I've never met Bobby in person. He lives a couple thousand miles away. But he was part of my community. He also had my Ticketmaster account, and when that ticket was spotted, he was me and I was on my way. After the hike was over, anyway. Other times, I bought prime tickets for friends to use, to shows I wasn't going to myself.
Bruce Springsteen has never had a formal fan club or ticketing service. No Grateful Dead Ticket Service, no Ten Club, nothing like that. So, various circles of fans grouped amongst themselves. This extended from sharing "backdoor" phone numbers before internet sales became the thing, to shared online accounts, and beyond. In these circles, those who wanted could -- with some effort and/or help -- get a General Admission ticket, and within a few limits, many or even most of the folks who got General Admission tickets could gain admission to the pit, the prized area closest to the stage. Oh, there were basic rules of conduct; for example, the folks gaining pit access should generally hang back to the rear of the pit and occupy space that would otherwise go empty. Things like that. Or, if Bruce came around to crowd surf during "Hungry Heart," help carry him and for the love of everything holy don't try take a selfie of it.

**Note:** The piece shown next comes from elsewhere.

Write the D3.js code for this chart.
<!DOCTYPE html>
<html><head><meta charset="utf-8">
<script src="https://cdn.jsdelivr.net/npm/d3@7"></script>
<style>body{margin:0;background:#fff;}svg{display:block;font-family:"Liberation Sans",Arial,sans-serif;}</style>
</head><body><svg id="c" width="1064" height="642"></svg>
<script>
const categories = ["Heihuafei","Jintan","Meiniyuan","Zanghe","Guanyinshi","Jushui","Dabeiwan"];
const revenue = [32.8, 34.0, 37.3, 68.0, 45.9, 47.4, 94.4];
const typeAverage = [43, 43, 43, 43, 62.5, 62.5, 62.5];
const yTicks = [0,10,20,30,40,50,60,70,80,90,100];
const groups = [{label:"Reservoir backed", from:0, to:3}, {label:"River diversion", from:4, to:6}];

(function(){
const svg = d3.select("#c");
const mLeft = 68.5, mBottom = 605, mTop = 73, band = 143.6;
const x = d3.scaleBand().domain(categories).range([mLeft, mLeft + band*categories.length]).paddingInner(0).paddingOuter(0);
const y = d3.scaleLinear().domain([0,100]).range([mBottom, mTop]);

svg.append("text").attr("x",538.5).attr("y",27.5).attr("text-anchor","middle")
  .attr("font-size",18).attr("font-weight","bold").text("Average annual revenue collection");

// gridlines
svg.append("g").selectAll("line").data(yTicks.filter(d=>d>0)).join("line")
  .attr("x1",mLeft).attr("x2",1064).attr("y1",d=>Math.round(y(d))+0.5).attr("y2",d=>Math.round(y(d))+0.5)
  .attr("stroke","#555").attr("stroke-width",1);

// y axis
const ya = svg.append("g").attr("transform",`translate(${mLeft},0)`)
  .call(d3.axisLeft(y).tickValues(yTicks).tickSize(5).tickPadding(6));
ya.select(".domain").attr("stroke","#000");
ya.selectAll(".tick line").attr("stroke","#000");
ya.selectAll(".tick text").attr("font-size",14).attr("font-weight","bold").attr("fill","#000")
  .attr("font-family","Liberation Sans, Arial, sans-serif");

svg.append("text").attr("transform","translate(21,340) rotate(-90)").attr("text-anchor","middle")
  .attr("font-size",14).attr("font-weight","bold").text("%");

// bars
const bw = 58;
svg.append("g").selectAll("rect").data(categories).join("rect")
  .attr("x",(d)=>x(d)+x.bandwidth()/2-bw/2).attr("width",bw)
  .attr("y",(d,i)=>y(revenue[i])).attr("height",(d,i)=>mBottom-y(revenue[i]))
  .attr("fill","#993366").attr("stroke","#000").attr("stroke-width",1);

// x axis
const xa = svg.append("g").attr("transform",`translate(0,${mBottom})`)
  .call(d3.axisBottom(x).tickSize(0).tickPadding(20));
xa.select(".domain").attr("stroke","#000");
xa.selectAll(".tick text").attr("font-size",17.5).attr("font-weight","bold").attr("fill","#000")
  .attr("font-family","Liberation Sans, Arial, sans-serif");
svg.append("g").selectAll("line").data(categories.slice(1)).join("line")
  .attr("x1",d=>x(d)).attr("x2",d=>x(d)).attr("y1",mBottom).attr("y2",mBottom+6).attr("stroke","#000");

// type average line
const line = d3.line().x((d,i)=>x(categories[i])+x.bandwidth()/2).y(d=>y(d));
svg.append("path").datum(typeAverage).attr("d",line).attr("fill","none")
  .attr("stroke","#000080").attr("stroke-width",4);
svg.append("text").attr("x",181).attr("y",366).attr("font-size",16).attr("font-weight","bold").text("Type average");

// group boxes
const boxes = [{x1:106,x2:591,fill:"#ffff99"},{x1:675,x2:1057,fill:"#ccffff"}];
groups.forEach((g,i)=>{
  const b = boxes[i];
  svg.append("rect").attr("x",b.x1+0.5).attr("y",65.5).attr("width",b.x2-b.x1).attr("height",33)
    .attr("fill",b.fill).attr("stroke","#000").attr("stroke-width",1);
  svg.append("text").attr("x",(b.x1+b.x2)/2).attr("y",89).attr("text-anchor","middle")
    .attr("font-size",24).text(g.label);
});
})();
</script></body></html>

But where there was advantage to be gained, ("advantage" being a somewhat interesting description in situations where we were spending many hundreds of dollars at a time), in substantial measure we took it.

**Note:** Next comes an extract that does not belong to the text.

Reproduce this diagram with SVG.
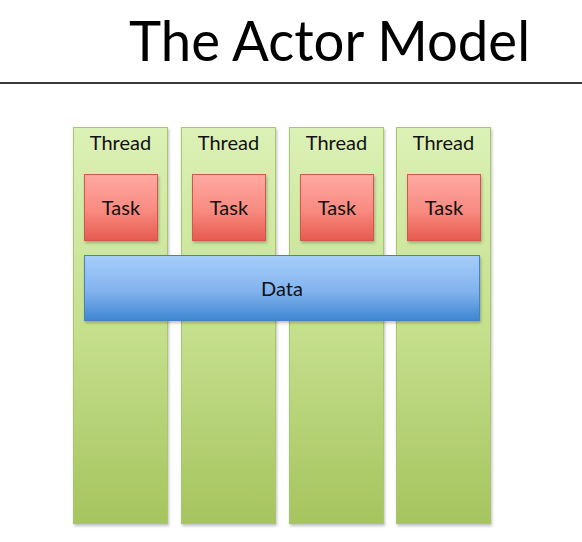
<svg xmlns="http://www.w3.org/2000/svg" width="582" height="542" viewBox="0 0 582 542">
<defs>
<linearGradient id="gGreen" x1="0" y1="0" x2="0" y2="1">
<stop offset="0" stop-color="#dcf1b6"/>
<stop offset="0.5" stop-color="#c6e08e"/>
<stop offset="1" stop-color="#a6c45e"/>
</linearGradient>
<linearGradient id="gRed" x1="0" y1="0" x2="0" y2="1">
<stop offset="0" stop-color="#ffaaa2"/>
<stop offset="0.55" stop-color="#f88a80"/>
<stop offset="1" stop-color="#e65a4e"/>
</linearGradient>
<linearGradient id="gBlue" x1="0" y1="0" x2="0" y2="1">
<stop offset="0" stop-color="#a6cdf9"/>
<stop offset="0.55" stop-color="#82b3ee"/>
<stop offset="1" stop-color="#3d86d2"/>
</linearGradient>
<filter id="sh" x="-10%" y="-10%" width="120%" height="120%">
<feDropShadow dx="1" dy="2" stdDeviation="1.5" flood-color="#000" flood-opacity="0.25"/>
</filter>
</defs>
<style>
.thread{fill:url(#gGreen);stroke:#a9c771;stroke-width:1;filter:url(#sh)}
.task{fill:url(#gRed);stroke:#d0574f;stroke-width:1;filter:url(#sh)}
.data{fill:url(#gBlue);stroke:#4a80c0;stroke-width:1;filter:url(#sh)}
.lbl{font-family:Lato,"Open Sans","Liberation Sans",sans-serif;font-size:20px;fill:#111;text-anchor:middle}
.title{font-family:Lato,"Liberation Sans",sans-serif;font-size:57px;fill:#000}
</style>
<rect width="582" height="542" fill="#fff"/>
<g id="title">
<text class="title" x="129" y="61" textLength="401" lengthAdjust="spacingAndGlyphs">The Actor Model</text>
<line x1="0" y1="83" x2="582" y2="83" stroke="#3a3a3a" stroke-width="2"/>
</g>
<g id="thread1"><rect class="thread" x="73.5" y="127.5" width="94" height="396"/><text class="lbl" x="120.5" y="150">Thread</text></g>
<g id="thread2"><rect class="thread" x="181.5" y="127.5" width="94" height="396"/><text class="lbl" x="228.5" y="150">Thread</text></g>
<g id="thread3"><rect class="thread" x="289.5" y="127.5" width="94" height="396"/><text class="lbl" x="336.5" y="150">Thread</text></g>
<g id="thread4"><rect class="thread" x="396.5" y="127.5" width="94" height="396"/><text class="lbl" x="443.5" y="150">Thread</text></g>
<g id="task1"><rect class="task" x="84.5" y="174.5" width="73" height="66"/><text class="lbl" x="121" y="215">Task</text></g>
<g id="task2"><rect class="task" x="192.5" y="174.5" width="73" height="66"/><text class="lbl" x="229" y="215">Task</text></g>
<g id="task3"><rect class="task" x="300.5" y="174.5" width="73" height="66"/><text class="lbl" x="337" y="215">Task</text></g>
<g id="task4"><rect class="task" x="407.5" y="174.5" width="73" height="66"/><text class="lbl" x="444" y="215">Task</text></g>
<g id="data"><rect class="data" x="84.5" y="255.5" width="395" height="65"/><text class="lbl" x="282" y="296">Data</text></g>
<g id="connectors"/>
</svg>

From the time when the expansion of the internet first made online fan communities viable in the 1990's, through the end of Springsteen's last tour 5 years ago, this was, to many of us, "how things worked." For sure, a distinct sense of entitlement, that the hours and immense expenses we'd incurred along the way somehow justified where we ended up in the arenas and stadiums. Many of us even allowed ourselves the conceit that Springsteen and his management team wanted this as well, to have a reliable base who would support the enterprise from Philadelphia to Fargo and beyond.

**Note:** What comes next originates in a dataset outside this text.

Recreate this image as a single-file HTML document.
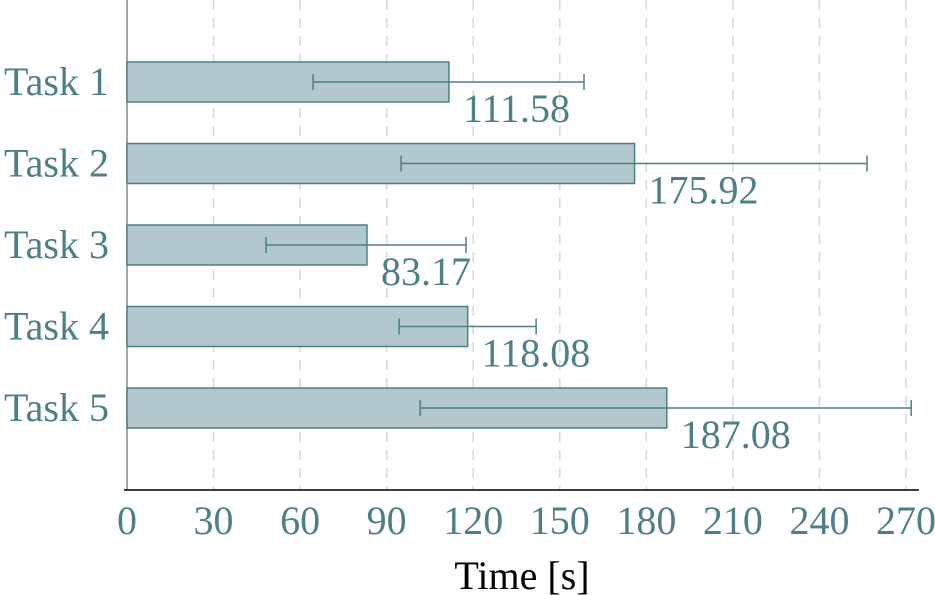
<!DOCTYPE html>
<html><head><meta charset="utf-8"><style>
body{margin:0;background:#fff}
svg{display:block;font-family:"Liberation Serif",serif}
</style></head><body>
<svg id="chart" width="935" height="595" viewBox="0 0 935 595"></svg>
<script>
const categories=["Task 1","Task 2","Task 3","Task 4","Task 5"];
const values=[111.58,175.92,83.17,118.08,187.08];
const errLow=[64.5,95,48.2,94.3,101.6];
const errHigh=[158.4,256.5,117.5,141.8,271.8];
const ticks=[0,30,60,90,120,150,180,210,240,270];
const labels=["111.58","175.92","83.17","118.08","187.08"];

const svg=document.getElementById('chart');
const NS='http://www.w3.org/2000/svg';
const x0=127,xs=(906-127)/270;
const X=v=>x0+v*xs;
const Y=i=>82+i*81.5;
const teal='#4e7f87';
const FS=40;
function mk(t,a){const e=document.createElementNS(NS,t);for(const k in a)e.setAttribute(k,a[k]);svg.appendChild(e);return e;}

ticks.forEach((t,i)=>{
  if(t>0){const g=mk('line',{x1:X(t),x2:X(t),y1:0,y2:490,stroke:'#d8d8d8','stroke-width':1.5,'stroke-dasharray':'10,8'});
  
  }
  const tl=mk('text',{x:X(t),y:534,'text-anchor':'middle','font-size':FS,fill:teal});
  tl.textContent=t;
  
  
});
const ya=mk('line',{x1:127,x2:127,y1:0,y2:490,stroke:'#888','stroke-width':1.5});


const xa=mk('line',{x1:124,x2:919,y1:490,y2:490,stroke:'#000','stroke-width':1.5});



categories.forEach((c,i)=>{
  const y=Y(i);
  const b=mk('rect',{x:X(0),y:y-20,width:X(values[i])-X(0),height:40,fill:'#b3c8cc',stroke:teal,'stroke-width':1.5});
  
  
  const e=mk('path',{d:`M${X(errLow[i])},${y}H${X(errHigh[i])}M${X(errLow[i])},${y-8}V${y+8}M${X(errHigh[i])},${y-8}V${y+8}`,stroke:teal,'stroke-width':1.5,fill:'none'});
  
  
  const l=mk('text',{x:X(values[i])+14,y:y+40,'font-size':FS,fill:teal});
  l.textContent=labels[i];
  
  
  const cl=mk('text',{x:109,y:y+13,'text-anchor':'end','font-size':FS,fill:teal});
  cl.textContent=c;
  
  
});
const tt=mk('text',{x:522,y:589,'text-anchor':'middle','font-size':FS,fill:'#000'});
tt.textContent='Time [s]';


</script>
</body></html>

Part of the revelation of this past week of dynamically priced Springsteen ticket sales is the realization that, in the words of a Backstreets.com editiorial, "maybe the magic really is just tricks." Springsteen's manager Jon Landau finally broke the official silence in a statement quoted in The New York Times:
In Detroit, a modest number of tickets are listed modestly above $1,000 each. |
“In pricing tickets for this tour, we looked carefully at what our peers have been doing. We chose prices that are lower than some and on par with others.